> PROBLEM DETAILS: Copy out exactly the lines from the one holding "Give me the TikZ source for this diagram." through the one holding "(738,0) -- (525,603)", ends included; omit images.

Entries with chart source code
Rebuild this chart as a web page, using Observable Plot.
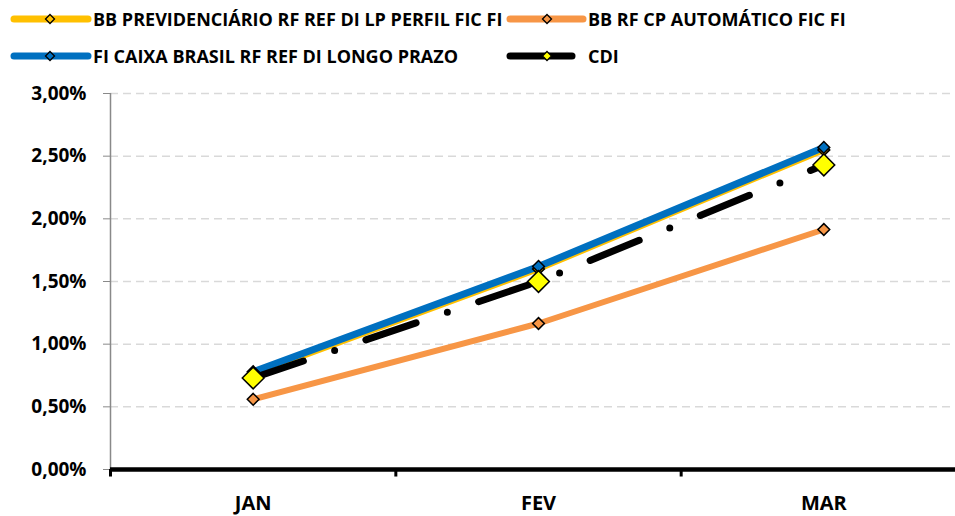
<!DOCTYPE html>
<html><head><meta charset="utf-8">
<script src="https://cdn.jsdelivr.net/npm/d3@7"></script>
<script src="https://cdn.jsdelivr.net/npm/@observablehq/plot@0.6"></script>
<style>
body{margin:0;background:#fff;font-family:"Open Sans",sans-serif;}
#legend{display:block;}
#chart svg{display:block;}
.lt{font-family:"Open Sans",sans-serif;font-weight:700;font-size:18px;font-stretch:97%;fill:#000;}
</style></head><body>
<svg id="legend" width="955" height="75"></svg>
<div id="chart"></div>
<script>
const months = ["JAN", "FEV", "MAR"];
const seriesNames = ["BB PREVIDENCIÁRIO RF REF DI LP PERFIL FIC FI", "BB RF CP AUTOMÁTICO FIC FI", "FI CAIXA BRASIL RF REF DI LONGO PRAZO", "CDI"];
const bbPrevidenciario = [0.76, 1.60, 2.55];
const bbRfCpAutomatico = [0.56, 1.165, 1.915];
const caixaBrasil = [0.78, 1.62, 2.57];
const cdi = [0.73, 1.50, 2.43];
const yTicks = [0, 0.5, 1, 1.5, 2, 2.5, 3];
const colors = ["#FFC000", "#F79646", "#0070C0", "#000000"];

const seriesValues = [bbPrevidenciario, bbRfCpAutomatico, caixaBrasil, cdi];
const rows = seriesValues.map((vals, s) => vals.map((v, i) => ({series: seriesNames[s], s, x: i + 0.5, y: v})));

const fmt = d => d.toFixed(2).replace(".", ",") + "%";
const font = "'Open Sans', sans-serif";

// legend
const leg = d3.select("#legend");
const legendItems = [
  {x0: 14, x1: 88, mx: 50, tx: 93, cy: 19, s: 0},
  {x0: 510, x1: 583, mx: 547, tx: 588, cy: 19, s: 1},
  {x0: 14, x1: 88, mx: 50, tx: 93, cy: 56, s: 2},
  {x0: 510, x1: 572, mx: 547, tx: 588, cy: 56, s: 3}
];
const diamond = (cx, cy, h) => `M${cx},${cy - h}L${cx + h},${cy}L${cx},${cy + h}L${cx - h},${cy}Z`;
for (const it of legendItems) {
  leg.append("line").attr("x1", it.x0).attr("x2", it.x1).attr("y1", it.cy).attr("y2", it.cy)
    .attr("stroke", colors[it.s]).attr("stroke-width", 7).attr("stroke-linecap", "round");
  leg.append("path").attr("d", diamond(it.mx, it.cy, 4.5))
    .attr("fill", it.s === 3 ? "#FFFF00" : colors[it.s]).attr("stroke", "#000").attr("stroke-width", 1.3);
  leg.append("text").attr("class", "lt").attr("x", it.tx).attr("y", it.cy + 7).text(seriesNames[it.s]);
}

const chart = Plot.plot({
  width: 955,
  height: 441,
  marginTop: 18,
  marginBottom: 47,
  marginLeft: 110,
  marginRight: 0,
  style: {fontFamily: font, background: "#fff"},
  x: {type: "linear", domain: [0, 3], range: [110, 966]},
  y: {type: "linear", domain: [0, 3]},
  marks: [
    Plot.ruleY(yTicks.slice(1), {stroke: "#D9D9D9", strokeWidth: 1.5, strokeDasharray: "8,5"}),
    Plot.ruleX([0], {y1: 0, y2: 3, stroke: "#898989", strokeWidth: 1.5}),
    Plot.axisY({ticks: yTicks, label: null, tickSize: 7, tickPadding: 17, stroke: "#898989", fill: "#000", tickFormat: fmt, fontSize: 19, fontWeight: "bold", style: {letterSpacing: "0.6px"}}),
    Plot.axisX({ticks: [0.5, 1.5, 2.5], label: null, tickSize: 0, tickPadding: 26, tickFormat: d => months[Math.floor(d)], fontSize: 20, fontWeight: "bold", fill: "#000", style: {letterSpacing: "0.5px"}}),
    Plot.ruleY([0], {stroke: "#000", strokeWidth: 4.5}),
    Plot.ruleX([0, 1, 2], {y1: 0, y2: -0.06, stroke: "#000", strokeWidth: 3}),
    Plot.line(rows[0], {x: "x", y: "y", stroke: colors[0], strokeWidth: 6}),
    Plot.line(rows[1], {x: "x", y: "y", stroke: colors[1], strokeWidth: 6}),
    Plot.line(rows[2], {x: "x", y: "y", stroke: colors[2], strokeWidth: 7}),
    Plot.line(rows[3], {x: "x", y: "y", stroke: colors[3], strokeWidth: 7, strokeDasharray: "53,33,0,33", strokeLinecap: "round"}),
    Plot.dot(rows[0], {x: "x", y: "y", symbol: "diamond2", r: 5.3, fill: colors[0], stroke: "#000", strokeWidth: 1.5}),
    Plot.dot(rows[1], {x: "x", y: "y", symbol: "diamond2", r: 5.3, fill: colors[1], stroke: "#000", strokeWidth: 1.5}),
    Plot.dot(rows[2], {x: "x", y: "y", symbol: "diamond2", r: 5.3, fill: colors[2], stroke: "#000", strokeWidth: 1.5}),
    Plot.dot(rows[3], {x: "x", y: "y", symbol: "diamond2", r: 9.8, fill: "#FFFF00", stroke: "#000", strokeWidth: 1.5})
  ]
});
document.getElementById("chart").appendChild(chart);
</script>
</body></html>
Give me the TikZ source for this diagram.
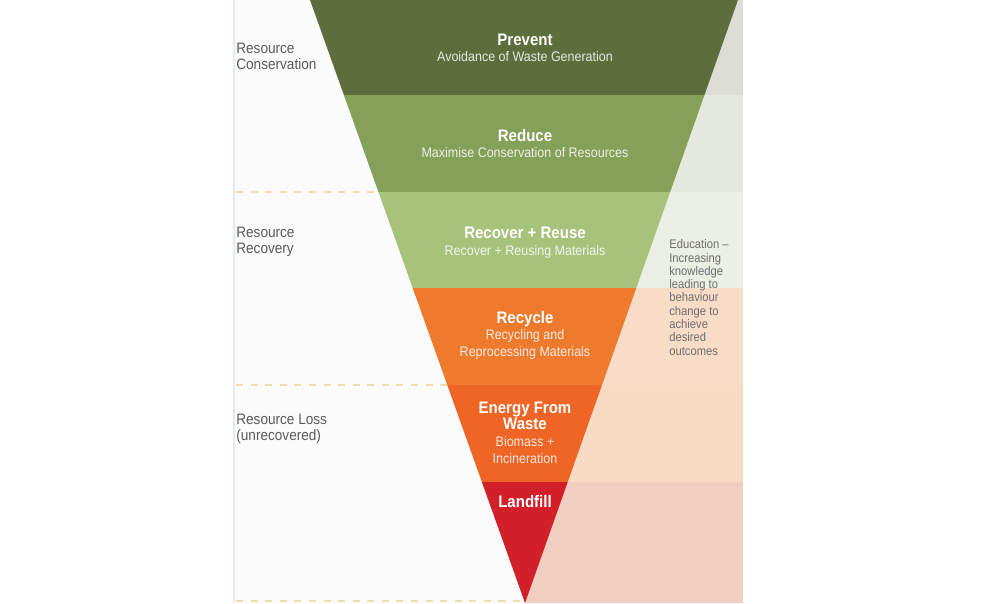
\documentclass[tikz,border=0pt]{standalone}
\usepackage{fontspec}
\setmainfont{Liberation Sans}[FakeStretch=0.9]
\usetikzlibrary{positioning}

\begin{document}
\begin{tikzpicture}[x=0.02cm, y=-0.02cm]
    	\def\funnel{(310,0) -- (738,0) -- (525,603) -- cycle} %waste funnel

    	\definecolor{prevent green}{HTML}{5D6D3B}
    	\definecolor{reduce green}{HTML}{85A059}
    	\definecolor{recover green}{HTML}{A6C27B}
    	\definecolor{recycle orange}{HTML}{EE7A2E}
    	\definecolor{energy orange}{HTML}{EF6526}
    	\definecolor{landfill red}{HTML}{D2202B}
    	\definecolor{prevent shade}{HTML}{DCDDD5}
    	\definecolor{reduce shade}{HTML}{E5E8DD}
    	\definecolor{recover shade}{HTML}{EBEFE4}
    	\definecolor{recycle shade}{HTML}{F9DCC7}
    	\definecolor{energy shade}{HTML}{F8DAC5}
    	\definecolor{landfill shade}{HTML}{F1CFC0}
    	\definecolor{side grey}{HTML}{5A5A5A}
    	\definecolor{edu grey}{HTML}{6E6E6E}
    	\definecolor{level yellow}{HTML}{F0DFA8}
    	\definecolor{panel white}{HTML}{FBFBFB}
    	\definecolor{panel rule}{HTML}{E3EAF2}

    	\tikzset{
    		band title/.style={font=\bfseries\fontsize{9.5}{9}\selectfont, text=white, align=center, inner sep=0pt, anchor=base},
    		band note/.style={font=\fontsize{7.9}{9.5}\selectfont, text=white, text opacity=0.85, align=center, inner sep=0pt, anchor=base},
    		side label/.style={font=\fontsize{8.6}{9.1}\selectfont, text=side grey, align=left, inner sep=0pt, anchor=base west},
    		edu label/.style={font=\fontsize{7.1}{7.56}\selectfont, text=edu grey, align=left, inner sep=0pt, anchor=base west},
    		level line/.style={draw=level yellow, line width=0.6pt, dash pattern=on 4pt off 4.3pt},
    	}

    	\useasboundingbox[fill=white] (0,0) rectangle (1000,603);

    	% left panel and levels
    	\fill[panel white] (233,0) rectangle (525,603);
    	\draw[panel rule, line width=0.8pt] (234,0) -- (234,603);
    	\foreach \ylev in {192,385,601}
    		\draw[level line] (236,\ylev) -- (520,\ylev);

    	% right panel
    	\foreach \ytop/\ybot/\col in {0/95/prevent shade, 95/192/reduce shade, 192/288/recover shade, 288/385/recycle shade, 385/482/energy shade, 482/603/landfill shade}
    		\fill[\col] (525,\ytop) rectangle (743,\ybot);

    	\begin{scope}
    		\clip \funnel;
    		\foreach \ytop/\ybot/\col in {0/95/prevent green, 95/192/reduce green, 192/288/recover green, 288/385/recycle orange, 385/482/energy orange, 482/603/landfill red}
    			\fill[\col] (300,\ytop) rectangle (750,\ybot);
    	\end{scope}

    	% multi-line nodes sit on the baseline of their last line
    	\node[band title] (prevent) at (525,45) {Prevent};
    	\node[band note] (prevent note) at (525,61) {Avoidance of Waste Generation};
    	\node[band title] (reduce) at (525,141) {Reduce};
    	\node[band note] (reduce note) at (525,157) {Maximise Conservation of Resources};
    	\node[band title] (recover) at (525,238) {Recover + Reuse};
    	\node[band note] (recover note) at (525,255) {Recover + Reusing Materials};
    	\node[band title] (recycle) at (525,323) {Recycle};
    	\node[band note] (recycle note) at (525,356) {Recycling and\\Reprocessing Materials};
    	\node[band title] (energy) at (525,429) {Energy From\\Waste};
    	\node[band note] (energy note) at (525,463) {Biomass +\\Incineration};
    	\node[band title] (landfill) at (525,507) {Landfill};

    	\node[side label] (conservation) at (236,69) {Resource\\Conservation};
    	\node[side label] (recovery) at (236,253) {Resource\\Recovery};
    	\node[side label] (loss) at (236,440) {Resource Loss\\(unrecovered)};

    	\node[edu label] (education) at (669,355) {Education --\\Increasing\\knowledge\\leading to\\behaviour\\change to\\achieve\\desired\\outcomes};
\end{tikzpicture}
\end{document}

> SOLUTION FOR THIS PROBLEM:
Give me the TikZ source for this diagram.
\documentclass[tikz,border=0pt]{standalone}
\usepackage{fontspec}
\setmainfont{Liberation Sans}[FakeStretch=0.9]
\usetikzlibrary{positioning}

\begin{document}
\begin{tikzpicture}[x=0.02cm, y=-0.02cm]
    	\def\funnel{(310,0) -- (738,0) -- (525,603) -- cycle} %waste funnel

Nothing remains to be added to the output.